A Few More Keys

These two nice keys were made by Walters Electrical Ltd in London a long time ago. Both are excellent keys to use on the air. More information later on. Changed the Morse keys on the main operating desk to the following keys from left to right: WW2 Japanese key from the island of Paliliu, southern most island of the Palau group in the South Pacific. Very nice operating key; middle key is the Low Rider Marconi Type 365C; and the right side key is the Marconi PS213A key. This is the R.O.F. Morse key after modification by removing the cable assembly and the connector socket. Leaving only the two wires to the front contacts. Then added on top over the holes left by the cable and connector, added the small insulated platform to mount the two terminals.

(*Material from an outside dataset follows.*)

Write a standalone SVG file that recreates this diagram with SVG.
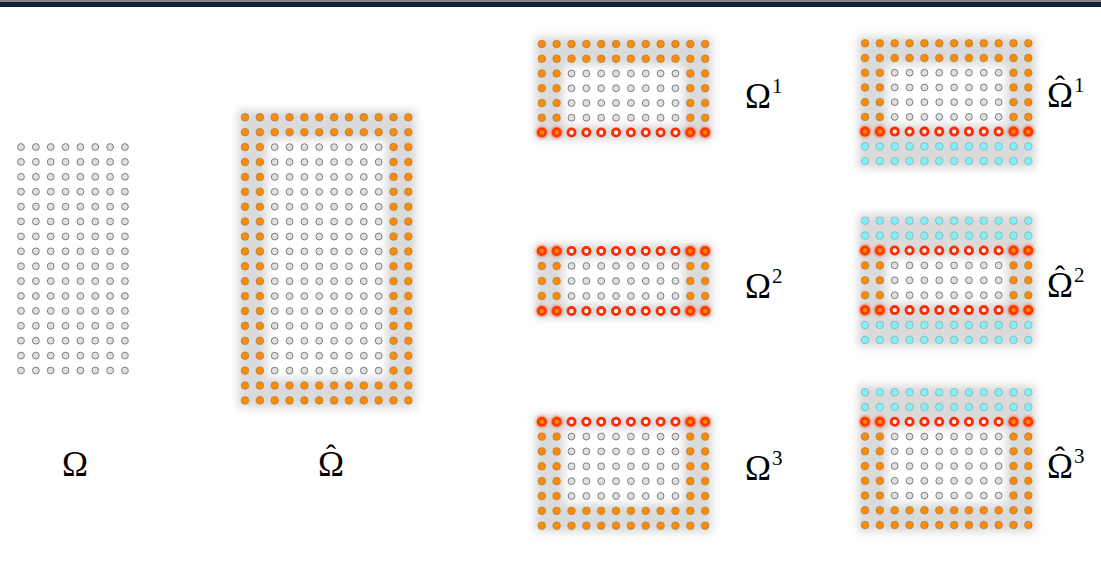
<svg xmlns="http://www.w3.org/2000/svg" xmlns:xlink="http://www.w3.org/1999/xlink" width="1101" height="562" viewBox="0 0 1101 562">
<style>
.wd{fill:#e0e0e0;stroke:#707070;stroke-width:0.9}
.od{fill:#ff8c00;stroke:#9c7a55;stroke-width:0.7}
.cd{fill:#80f2f7;stroke:#8aa6a8;stroke-width:0.7}
.rd{fill:#ffffff;stroke:#ff2a00;stroke-width:2.8}
.ro{fill:#ff8c00;stroke:#ff3800;stroke-width:2.8}
.lbl{font-family:"Liberation Serif","DejaVu Serif",serif;font-size:35px;fill:#000}
.hat{font-family:"Liberation Serif","DejaVu Serif",serif;font-size:30px;fill:#000;text-anchor:middle}
.sup{font-size:21px}
.shg{fill:#dadada}
.shw{fill:#ffffff}
</style>
<defs>
<filter id="soft" x="-20%" y="-20%" width="140%" height="140%"><feGaussianBlur stdDeviation="4"/></filter>
<filter id="glow" x="-1" y="-1" width="3" height="3"><feGaussianBlur stdDeviation="1.6"/></filter>
<circle id="w" r="3.4" class="wd"/>
<circle id="o" r="3.8" class="od"/>
<circle id="c" r="3.8" class="cd"/>
<circle id="r" r="3.6" class="rd"/>
<g id="q"><circle r="5.8" fill="#ff3000" opacity="0.6" filter="url(#glow)"/><circle r="3.6" class="ro"/></g>
<g id="W8"><use href="#w" x="0"/><use href="#w" x="14.85"/><use href="#w" x="29.7"/><use href="#w" x="44.55"/><use href="#w" x="59.4"/><use href="#w" x="74.25"/><use href="#w" x="89.1"/><use href="#w" x="103.95"/></g>
<g id="O12"><use href="#o" x="0"/><use href="#o" x="14.85"/><use href="#o" x="29.7"/><use href="#o" x="44.55"/><use href="#o" x="59.4"/><use href="#o" x="74.25"/><use href="#o" x="89.1"/><use href="#o" x="103.95"/><use href="#o" x="118.8"/><use href="#o" x="133.65"/><use href="#o" x="148.5"/><use href="#o" x="163.35"/></g>
<g id="C12"><use href="#c" x="0"/><use href="#c" x="14.85"/><use href="#c" x="29.7"/><use href="#c" x="44.55"/><use href="#c" x="59.4"/><use href="#c" x="74.25"/><use href="#c" x="89.1"/><use href="#c" x="103.95"/><use href="#c" x="118.8"/><use href="#c" x="133.65"/><use href="#c" x="148.5"/><use href="#c" x="163.35"/></g>
<g id="I12"><use href="#o" x="0"/><use href="#o" x="14.85"/><use href="#w" x="29.7"/><use href="#w" x="44.55"/><use href="#w" x="59.4"/><use href="#w" x="74.25"/><use href="#w" x="89.1"/><use href="#w" x="103.95"/><use href="#w" x="118.8"/><use href="#w" x="133.65"/><use href="#o" x="148.5"/><use href="#o" x="163.35"/></g>
<g id="R12"><use href="#q" x="0"/><use href="#q" x="14.85"/><use href="#r" x="29.7"/><use href="#r" x="44.55"/><use href="#r" x="59.4"/><use href="#r" x="74.25"/><use href="#r" x="89.1"/><use href="#r" x="103.95"/><use href="#r" x="118.8"/><use href="#r" x="133.65"/><use href="#q" x="148.5"/><use href="#q" x="163.35"/></g>
</defs>
<rect x="0" y="0" width="1101" height="562" fill="#ffffff"/>
<g id="topbar"><rect x="0" y="0" width="1101" height="2" fill="#8a8a8a"/><rect x="0" y="2" width="1101" height="5" fill="#12223c"/></g>

<g id="omega">
<use href="#W8" x="21" y="147"/><use href="#W8" x="21" y="161.9"/><use href="#W8" x="21" y="176.8"/><use href="#W8" x="21" y="191.7"/>
<use href="#W8" x="21" y="206.6"/><use href="#W8" x="21" y="221.5"/><use href="#W8" x="21" y="236.4"/><use href="#W8" x="21" y="251.3"/>
<use href="#W8" x="21" y="266.2"/><use href="#W8" x="21" y="281.1"/><use href="#W8" x="21" y="296"/><use href="#W8" x="21" y="310.9"/>
<use href="#W8" x="21" y="325.8"/><use href="#W8" x="21" y="340.7"/><use href="#W8" x="21" y="355.6"/><use href="#W8" x="21" y="370.5"/>
<text class="lbl" x="75" y="476" text-anchor="middle">Ω</text>
</g>

<g id="omega-hat">
<g filter="url(#soft)"><rect class="shg" x="238" y="110" width="178" height="298"/><rect class="shw" x="267.3" y="139.7" width="118.8" height="238.3"/></g>
<use href="#O12" x="245" y="117.3"/><use href="#O12" x="245" y="132.2"/>
<use href="#I12" x="245" y="147.1"/><use href="#I12" x="245" y="162"/><use href="#I12" x="245" y="176.9"/><use href="#I12" x="245" y="191.8"/>
<use href="#I12" x="245" y="206.7"/><use href="#I12" x="245" y="221.6"/><use href="#I12" x="245" y="236.5"/><use href="#I12" x="245" y="251.4"/>
<use href="#I12" x="245" y="266.3"/><use href="#I12" x="245" y="281.2"/><use href="#I12" x="245" y="296.1"/><use href="#I12" x="245" y="311"/>
<use href="#I12" x="245" y="325.9"/><use href="#I12" x="245" y="340.8"/><use href="#I12" x="245" y="355.7"/><use href="#I12" x="245" y="370.6"/>
<use href="#O12" x="245" y="385.5"/><use href="#O12" x="245" y="400.4"/>
<text class="lbl" x="331" y="476" text-anchor="middle">Ω</text><text class="hat" x="331" y="465">ˆ</text>
</g>

<g id="omega1">
<g filter="url(#soft)"><rect class="shg" x="535" y="37" width="177" height="103"/><rect class="shw" x="564.1" y="66.1" width="118.8" height="59"/></g>
<use href="#O12" x="541.8" y="44"/><use href="#O12" x="541.8" y="58.75"/>
<use href="#I12" x="541.8" y="73.5"/><use href="#I12" x="541.8" y="88.25"/><use href="#I12" x="541.8" y="103"/><use href="#I12" x="541.8" y="117.75"/>
<use href="#R12" x="541.8" y="132.5"/>
<text class="lbl" x="745" y="108">Ω<tspan class="sup" dx="1" dy="-15">1</tspan></text>
</g>

<g id="omega-hat1">
<g filter="url(#soft)"><rect class="shg" x="858" y="36.3" width="177.4" height="132"/><rect class="shw" x="887.3" y="65.3" width="118.8" height="59"/></g>
<use href="#O12" x="865" y="43.3"/><use href="#O12" x="865" y="58.02"/>
<use href="#I12" x="865" y="72.74"/><use href="#I12" x="865" y="87.46"/><use href="#I12" x="865" y="102.18"/><use href="#I12" x="865" y="116.9"/>
<use href="#R12" x="865" y="131.62"/>
<use href="#C12" x="865" y="146.34"/><use href="#C12" x="865" y="161.06"/>
<text class="lbl" x="1047" y="107">Ω<tspan class="sup" dx="1" dy="-15">1</tspan></text><text class="hat" x="1060" y="96">ˆ</text>
</g>

<g id="omega2">
<g filter="url(#soft)"><rect class="shg" x="535" y="244" width="177" height="74"/><rect class="shw" x="564.1" y="258.5" width="118.8" height="45"/></g>
<use href="#R12" x="541.8" y="251"/>
<use href="#I12" x="541.8" y="266"/><use href="#I12" x="541.8" y="281"/><use href="#I12" x="541.8" y="296"/>
<use href="#R12" x="541.8" y="311"/>
<text class="lbl" x="745" y="298">Ω<tspan class="sup" dx="1" dy="-15">2</tspan></text>
</g>

<g id="omega-hat2">
<g filter="url(#soft)"><rect class="shg" x="858" y="213.7" width="177.4" height="133.2"/><rect class="shw" x="887.3" y="258" width="118.8" height="44.6"/></g>
<use href="#C12" x="865" y="220.7"/><use href="#C12" x="865" y="235.6"/>
<use href="#R12" x="865" y="250.5"/>
<use href="#I12" x="865" y="265.4"/><use href="#I12" x="865" y="280.3"/><use href="#I12" x="865" y="295.2"/>
<use href="#R12" x="865" y="310.1"/>
<use href="#C12" x="865" y="325"/><use href="#C12" x="865" y="339.9"/>
<text class="lbl" x="1047" y="297">Ω<tspan class="sup" dx="1" dy="-15">2</tspan></text><text class="hat" x="1060" y="286">ˆ</text>
</g>

<g id="omega3">
<g filter="url(#soft)"><rect class="shg" x="535" y="414.7" width="177" height="118"/><rect class="shw" x="564.1" y="429.1" width="118.8" height="74.3"/></g>
<use href="#R12" x="541.8" y="421.7"/>
<use href="#I12" x="541.8" y="436.56"/><use href="#I12" x="541.8" y="451.42"/><use href="#I12" x="541.8" y="466.28"/><use href="#I12" x="541.8" y="481.14"/><use href="#I12" x="541.8" y="496"/>
<use href="#O12" x="541.8" y="510.86"/><use href="#O12" x="541.8" y="525.72"/>
<text class="lbl" x="745" y="480">Ω<tspan class="sup" dx="1" dy="-15">3</tspan></text>
</g>

<g id="omega-hat3">
<g filter="url(#soft)"><rect class="shg" x="858" y="385.3" width="177.4" height="146.7"/><rect class="shw" x="887.3" y="429.1" width="118.8" height="73.9"/></g>
<use href="#C12" x="865" y="392.3"/><use href="#C12" x="865" y="407.05"/>
<use href="#R12" x="865" y="421.8"/>
<use href="#I12" x="865" y="436.55"/><use href="#I12" x="865" y="451.3"/><use href="#I12" x="865" y="466.05"/><use href="#I12" x="865" y="480.8"/><use href="#I12" x="865" y="495.55"/>
<use href="#O12" x="865" y="510.3"/><use href="#O12" x="865" y="525.05"/>
<text class="lbl" x="1047" y="478">Ω<tspan class="sup" dx="1" dy="-15">3</tspan></text><text class="hat" x="1060" y="467">ˆ</text>
</g>
</svg>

Works great. Another reason to remove the cable assembly is all the wires inside that assembly had brittle insulation that crumbled if moved. All dried up. This Clansman Morse Key is a vehicle and fixed station robust key. Made by the Royal Ordnamce Factory in Blackpool, England. These keys were used with the VRC-321, VRC-353, and the Clansman backpack radios such as the PRC-319, and the PRC-320 when in a stationary role. The cable usually on it terminates with a 7-pin standard Clansman audio plug. The Clansman sets have been in use by British forces since the early 1980's. The first active use being by the 2nd Battalion, the Parachute Regiment in the Falkland Islands operation in 1982. Info from 9H1BPI key collector.